It is incorrect to call a correct partial simulation
incorrect.
HHH does correctly determine that DDD simulated by HHH
cannot possibly reach its own "return" instruction
final halt state if it were to correctly simulate ∞
instructions of DDD.
It does this using a form of mathematical induction
that takes a finite number of steps.
void DDD()
{
HHH(DDD);
return;
}
Every first year CS student knows that DDD simulated
by any hypothetical HHH cannot possibly reach its own
simulated "return" statement final halt state.

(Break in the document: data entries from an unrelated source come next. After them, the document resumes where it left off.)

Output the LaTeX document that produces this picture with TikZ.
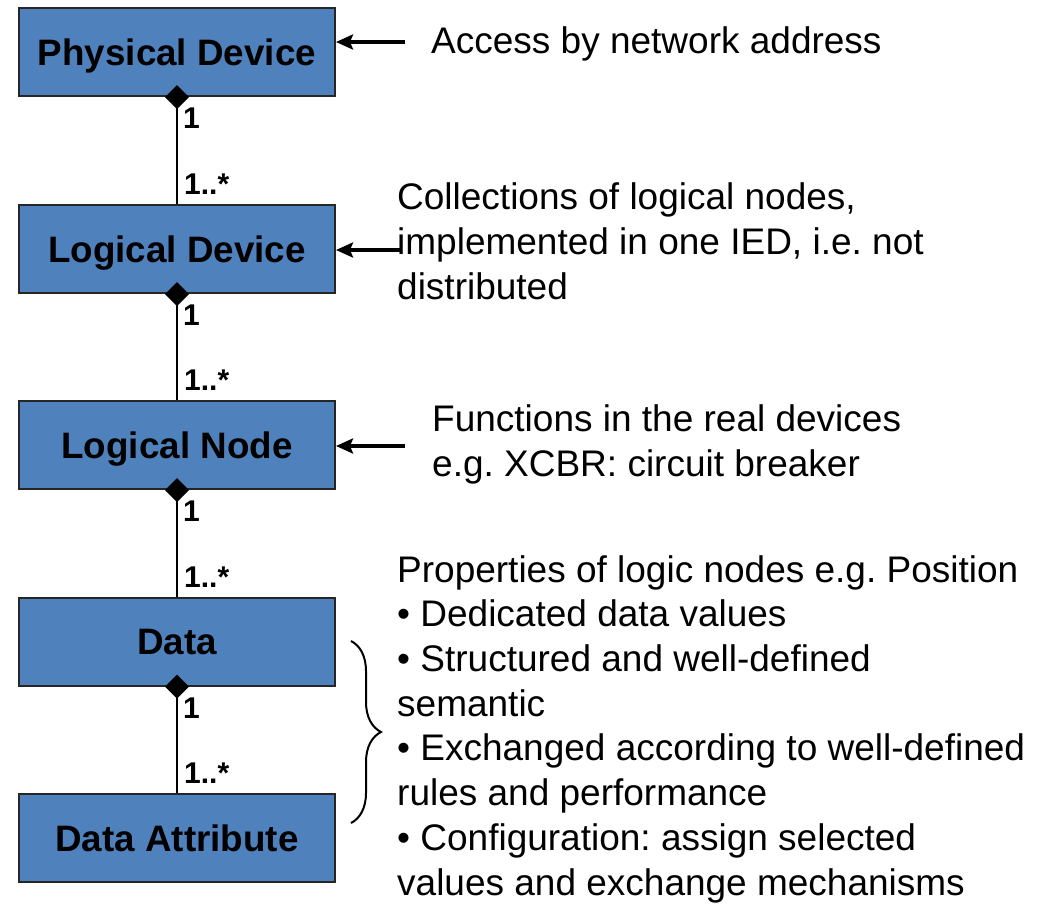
\documentclass[tikz,border=0pt]{standalone}
\usepackage{fontspec}
\setmainfont{Liberation Sans}
\usetikzlibrary{arrows.meta,decorations.pathreplacing}
\definecolor{boxblue}{HTML}{4F81BD}
\frenchspacing
\begin{document}
\begin{tikzpicture}[x=1pt,y=-1pt,
  entity/.style={draw=black!85, line width=2pt, fill=boxblue,
    minimum width=316pt, minimum height=88pt, inner sep=0pt,
    font=\fontsize{36.8}{40}\selectfont\bfseries, text height=26pt, text depth=0pt},
  comp/.style={line width=2.5pt, {Diamond[length=24pt,width=24pt]}-},
  mult/.style={inner sep=0pt, anchor=west, font=\fontsize{30}{32}\selectfont\bfseries,
    text height=21.5pt, text depth=0pt},
  sidearrow/.style={line width=3.3pt, -{Stealth[length=17pt,width=15pt,inset=3pt]}},
  desc/.style={inner sep=0pt, anchor=base west, align=left,
    font=\fontsize{37}{44.7}\selectfont\frenchspacing},
  bracestyle/.style={line width=2pt, decorate, decoration={brace, amplitude=30pt}}]
\useasboundingbox (0,0) rectangle (1042,903);

\node[entity] (pd) at (177,52) {Physical Device};
\node[entity] (ld) at (177,249) {Logical Device};
\node[entity] (ln) at (177,445) {Logical Node};
\node[entity] (da) at (177,641.5) {Data};
\node[entity] (at) at (177,838) {Data Attribute};

\draw[comp] ([yshift=12pt]pd.south) -- (ld.north);
\draw[comp] ([yshift=12pt]ld.south) -- (ln.north);
\draw[comp] ([yshift=12pt]ln.south) -- (da.north);
\draw[comp] ([yshift=12pt]da.south) -- (at.north);

\node[mult] (m1a) at ([xshift=6pt,yshift=-21pt]pd.south) {1};
\node[mult] (m1b) at ([xshift=7pt,yshift=20pt]ld.north) {1..*};
\node[mult] (m2a) at ([xshift=6pt,yshift=-21pt]ld.south) {1};
\node[mult] (m2b) at ([xshift=7pt,yshift=20pt]ln.north) {1..*};
\node[mult] (m3a) at ([xshift=6pt,yshift=-21pt]ln.south) {1};
\node[mult] (m3b) at ([xshift=7pt,yshift=20pt]da.north) {1..*};
\node[mult] (m4a) at ([xshift=6pt,yshift=-21pt]da.south) {1};
\node[mult] (m4b) at ([xshift=7pt,yshift=20pt]at.north) {1..*};

\coordinate (s1) at (405,42);
\coordinate (s2) at (400,250);
\coordinate (s3) at (405,446);
\draw[sidearrow] (s1) -- (s1 -| pd.east);
\draw[sidearrow] (s2) -- (s2 -| ld.east);
\draw[sidearrow] (s3) -- (s3 -| ln.east);

% base anchor of a multi-line node lies on the baseline of its last line
\node[desc] (t1) at (431,53) {Access by network address};
\node[desc] (t2) at (397,299) {Collections of logical nodes,\\implemented in one IED, i.e. not\\distributed};
\node[desc] (t3) at (432,476) {Functions in the real devices\\e.g. XCBR: circuit breaker};
\node[desc] (t4) at (397,895) {Properties of logic nodes e.g. Position\\• Dedicated data values\\• Structured and well-defined\\semantic\\• Exchanged according to well-defined\\rules and performance\\• Configuration: assign selected\\values and exchange mechanisms};

\coordinate (bt) at (351,641);
\coordinate (bb) at (351,823);
\draw[bracestyle] (bt) -- (bb);
\end{tikzpicture}
\end{document}
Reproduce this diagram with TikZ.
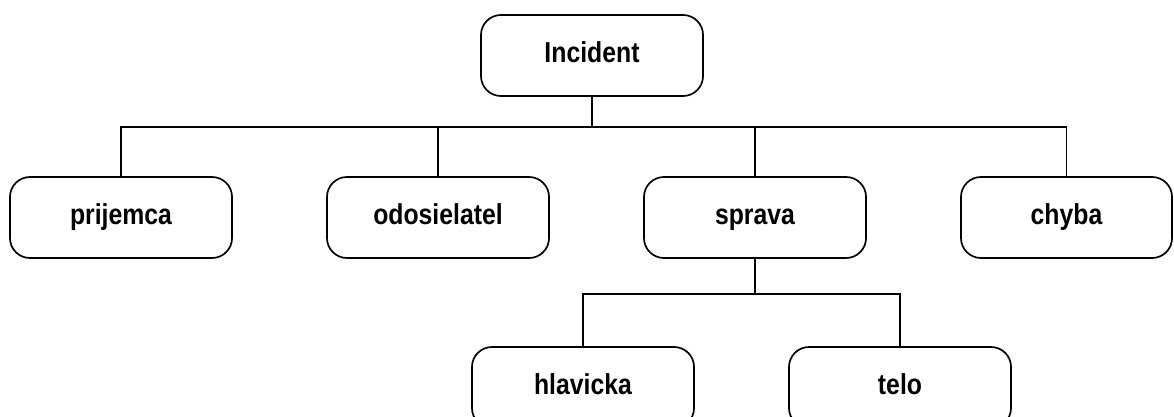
\documentclass[tikz,border=0pt]{standalone}
\usepackage{fontspec}
\newfontfamily\blokfont{Liberation Sans}[FakeStretch=0.86]
\usetikzlibrary{positioning}

\begin{document}
\begin{tikzpicture}[x=0.025cm, y=-0.025cm,
    blok/.style={draw, line width=1.2pt, rounded corners=0.5cm,
        minimum width=5.55cm, minimum height=2.025cm,
        text height=0.95em, text depth=0pt,
        font=\blokfont\bfseries\fontsize{20.5pt}{24pt}\selectfont},
    spoj/.style={line width=1.2pt}]
    \useasboundingbox (0,0) rectangle (1174,416);

    % Koren
    \node[blok] (incident) at (592,55.5) {Incident};

    % Prva uroven
    \node[blok] (prijemca) at (121,217.5) {prijemca};
    \node[blok] (odosielatel) at (438,217.5) {odosielatel};
    \node[blok] (sprava) at (755,217.5) {sprava};
    \node[blok, minimum width=5.275cm] (chyba) at (1066.5,217.5) {chyba};

    % Druha uroven
    \node[blok] (hlavicka) at (583,387.5) {hlavicka};
    \node[blok] (telo) at (900,387.5) {telo};

    % Spoje
    \foreach \n in {prijemca,odosielatel,sprava,chyba}
        \draw[spoj] (incident.south) -- ++(0,30) -| (\n.north);
    \foreach \n in {hlavicka,telo}
        \draw[spoj] (sprava.south) -- ++(0,35) -| (\n.north);
\end{tikzpicture}
\end{document}
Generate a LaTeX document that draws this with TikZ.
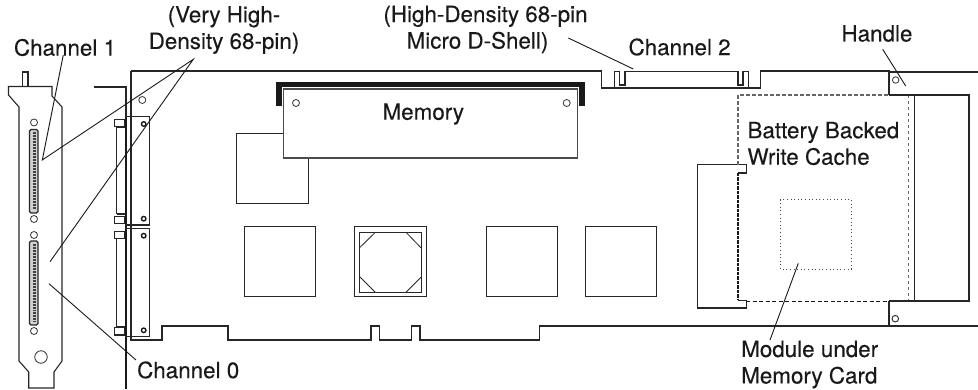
\documentclass[tikz,border=0pt]{standalone}
\usepackage{fontspec}
\setmainfont[FakeBold=0.2]{TeX Gyre Heros}
\usetikzlibrary{positioning}

\begin{document}
\begin{tikzpicture}
  [x=1pt,y=-1pt,line join=miter,
  part/.style={draw=black!85,line width=1pt,fill=white},
  outline/.style={draw=black!85,line width=1.1pt},
  leader/.style={draw=black!90,line width=0.9pt},
  hole/.style={circle,draw=black!80,line width=0.8pt,fill=white,inner sep=0pt,minimum size=7pt},
  screw/.style={circle,draw=black!90,line width=1.4pt,fill=white,inner sep=0pt,minimum size=4.5pt},
  label/.style={font=\fontsize{22.4}{26.5}\selectfont,text=black!90,inner sep=0pt,align=left}]
  \useasboundingbox (0,0) rectangle (978,390);
  \draw[outline] (131,71) -- (601.7,71) -- (601.7,88) -- (760.7,88) -- (760.7,71) -- (889,71)
    -- (889,72) -- (978,72);
  \draw[outline] (131,71) -- (131,340) -- (162,340) -- (162,326) -- (228,326) -- (228,340)
    -- (371,340) -- (371,326) -- (379.3,326) -- (379.3,340) -- (411.7,340) -- (411.7,326)
    -- (420,326) -- (420,340) -- (539.3,340) -- (539.3,326) -- (978,326);
  \draw[outline] (614.3,88) -- (614.3,71.5) -- (619.5,71.5) -- (619.5,85) -- (625,85) -- (625,71.5)
    -- (738,71.5) -- (738,85) -- (743,85) -- (743,71.5) -- (748.3,71.5) -- (748.3,88);
  \draw[outline] (19,107) -- (8.5,95) -- (8.5,86.5) -- (52,86.5) -- (52,96) -- (62,107)
    -- (62,361) -- (54,372) -- (54,388) -- (28.7,388) -- (28.7,372) -- (19,361) -- cycle;
  \draw[outline,line width=1.8pt] (8.5,86.5) -- (52,86.5);
  \draw[outline] (22.7,86) -- (22.7,72) -- (28,72) -- (28,86);
  \node[hole,minimum size=12.5pt] (bigbore) at (41,357) {};
  \node[hole] (bore1) at (34,122.5) {};
  \node[hole] (bore2) at (34,219) {};
  \node[hole] (bore3) at (34,235) {};
  \node[hole] (bore4) at (34,331) {};
  \draw[outline,fill=black!18,rounded corners=1.5pt] (29.5,129.5) rectangle (38,213);
  \draw[outline,fill=black!18,rounded corners=1.5pt] (29.5,241) rectangle (38,325);
  \draw[draw=black!75,line width=2.2pt,dash pattern=on 1pt off 0.5pt] (34.5,132) -- (34.5,210);
  \draw[draw=black!75,line width=2.2pt,dash pattern=on 1pt off 0.5pt] (34.5,244) -- (34.5,322);
  \draw[outline,line width=1.5pt] (94,87) -- (126,87) -- (126,117);
  \draw[draw=black!90,line width=2.8pt] (126,117) -- (126,389);
  \draw[part] (116.7,127) -- (116.7,214);
  \draw[part] (116.7,238.7) -- (116.7,327);
  \draw[part] (114.3,120) rectangle (124.3,126.7);
  \draw[part] (114.3,216.7) rectangle (124.3,224);
  \draw[part] (114.3,231.3) rectangle (124.3,238.7);
  \draw[part] (114.3,327.7) rectangle (124.3,335);
  \draw[outline] (116.7,127) -- (125,127) (116.7,214) -- (125,214) (116.7,238.7) -- (125,238.7)
    (116.7,327) -- (125,327);
  \draw[outline] (125.3,116.7) -- (149.7,116.7) -- (149.7,225) -- (125.3,225);
  \draw[outline] (125.3,228.3) -- (149.7,228.3) -- (149.7,336.7) -- (125.3,336.7);
  \node[screw] (pin1) at (143.7,124) {};
  \node[screw] (pin2) at (143.7,218.7) {};
  \node[screw] (pin3) at (143.7,235.7) {};
  \node[screw] (pin4) at (143.7,330.3) {};
  \node[hole] (bore5) at (142.3,100) {};
  \draw[draw=black!90,line width=5.6pt] (279,106) -- (279,84.7) -- (581.7,84.7) -- (581.7,106);
  \draw[part] (236.7,133.7) rectangle (308,203.3);
  \draw[part,draw=black!70,line width=1.2pt] (283.3,89) rectangle (577.3,158);
  \node[hole] (bore6) at (296,103) {};
  \node[hole] (bore7) at (566.7,103) {};
  \draw[part] (244,227) rectangle (315.3,296.7);
  \draw[part] (354.7,227) rectangle (426,296.7);
  \draw[part] (359.5,232.3) rectangle (421.5,292.3);
  \draw[part,line width=0.8pt] (359.7,247.7) -- (375.3,232.3) (406,232.3) -- (421.5,248.3)
    (359.7,276.7) -- (375.3,292.3) (406,292.3) -- (421.5,276.7);
  \draw[part] (486.3,227) rectangle (557.3,296.7);
  \draw[part] (585,227) rectangle (656.3,296.7);
  \draw[outline] (697.7,173) -- (697.7,164.7) -- (738,164.7) -- (746.3,164.7) -- (746.3,173)
    -- (738,173);
  \draw[outline] (697.7,173) -- (697.7,308) -- (746.3,308) -- (746.3,300.5) -- (738,300.5);
  \draw[draw=black!60,line width=1.2pt,dash pattern=on 3.5pt off 2.5pt] (738,164.7) -- (738,95)
    -- (908.3,95) -- (908.3,301);
  \draw[draw=black!90,line width=1.2pt,dash pattern=on 3.5pt off 1pt] (738,173) -- (738,300.5);
  \draw[draw=black!90,line width=0.9pt,dash pattern=on 4pt off 2.5pt] (746.3,301) -- (889,301);
  \draw[outline] (914.3,95) -- (914.3,301);
  \draw[outline] (889,95) -- (969,95) -- (969,301) -- (889,301);
  \draw[outline] (889,95) -- (889,72);
  \draw[outline] (889,301) -- (889,326);
  \draw[outline,line width=1.8pt] (889,71.5) -- (913,71.5);
  \draw[outline,line width=1.8pt] (889,325.5) -- (914,325.5);
  \node[hole,minimum size=6.5pt] (grip1) at (895.7,80) {};
  \node[hole,minimum size=6.5pt,line width=1pt] (grip2) at (895.3,318.7) {};
  \draw[draw=black!70,line width=0.9pt,dash pattern=on 1pt off 2.6pt] (780.3,199.7) rectangle (851.3,269.3);
  \node[label] (chan1) at (65,47.5) {Channel 1};
  \node[label,align=center] (vhd) at (224,30) {(Very High-\\Density 68-pin)};
  \node[label,align=center] (hd) at (485.5,29.5) {(High-Density 68-pin\\Micro D-Shell)\hspace*{16pt}};
  \node[label] (chan2) at (679.6,47) {Channel 2};
  \node[label] (handle) at (877,33.5) {Handle};
  \node[label] (memory) at (423.3,114) {Memory};
  \node[label,anchor=west] (cache) at (747.3,143.5) {Battery Backed\\Write Cache};
  \node[label,anchor=west] (module) at (741,364.5) {Module under\\Memory Card};
  \node[label] (chan0) at (188.2,370) {Channel 0};
  \coordinate (chan1top) at (63.3,55);
  \coordinate (chan1tip) at (42.3,160);
  \coordinate (vhdtop) at (193.3,59.3);
  \coordinate (vhdtip) at (50,261.7);
  \coordinate (chan0top) at (136,360);
  \coordinate (chan0tip) at (49,283.7);
  \coordinate (hdtop) at (568.3,38);
  \coordinate (hdtip) at (633.3,69);
  \coordinate (handletop) at (882.7,49.3);
  \coordinate (handletip) at (905.7,86);
  \coordinate (moduletop) at (770,340);
  \coordinate (moduletip) at (798.3,263.3);
  \draw[leader] (chan1top) -- (chan1tip) -- (vhdtop) -- (vhdtip);
  \draw[leader] (chan0top) -- (chan0tip);
  \draw[leader] (hdtop) -- (hdtip);
  \draw[leader] (handletop) -- (handletip);
  \draw[leader] (moduletop) -- (moduletip);
\end{tikzpicture}
\end{document}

Your degrees in electrical engineering may have never
given you as much software engineering skill as a first
year CS student.
> but
> only a PARTIAL simulation, and every one of those HHH's create a
> DIFFERENT DDD, where there is a N < M such that the correct simulation
> of THAT input will reach a final state, and thus shows that it is a
> halting input.
>
> If DDD doesn't include the code for HHH, then you can't use an N large
> enough to reach the call instruction, as you can't correctly simulate
> the code in the input as the code needed isn't *IN* the input.
>
> Thus, you claim is just a lie by equivocation, you think you have only
> one input because you exclude the code of HHH, so that part is the same,
> but you also include the code of HHH (as part of the same memory space
> but isn't actually in the input, so not really accessable in the input).
>
> Your insistance on this just shows you are just a stupid pathological liar.
>
>>
>>> Thus, your criteria is just based on the presumption of the
>>> impossible, and the equivocation of what you are talking about.
>>>
>>> Those are just the tools of pathological liars.
>>
>>
>
Your gross ignorance does not even show that I am incorrect.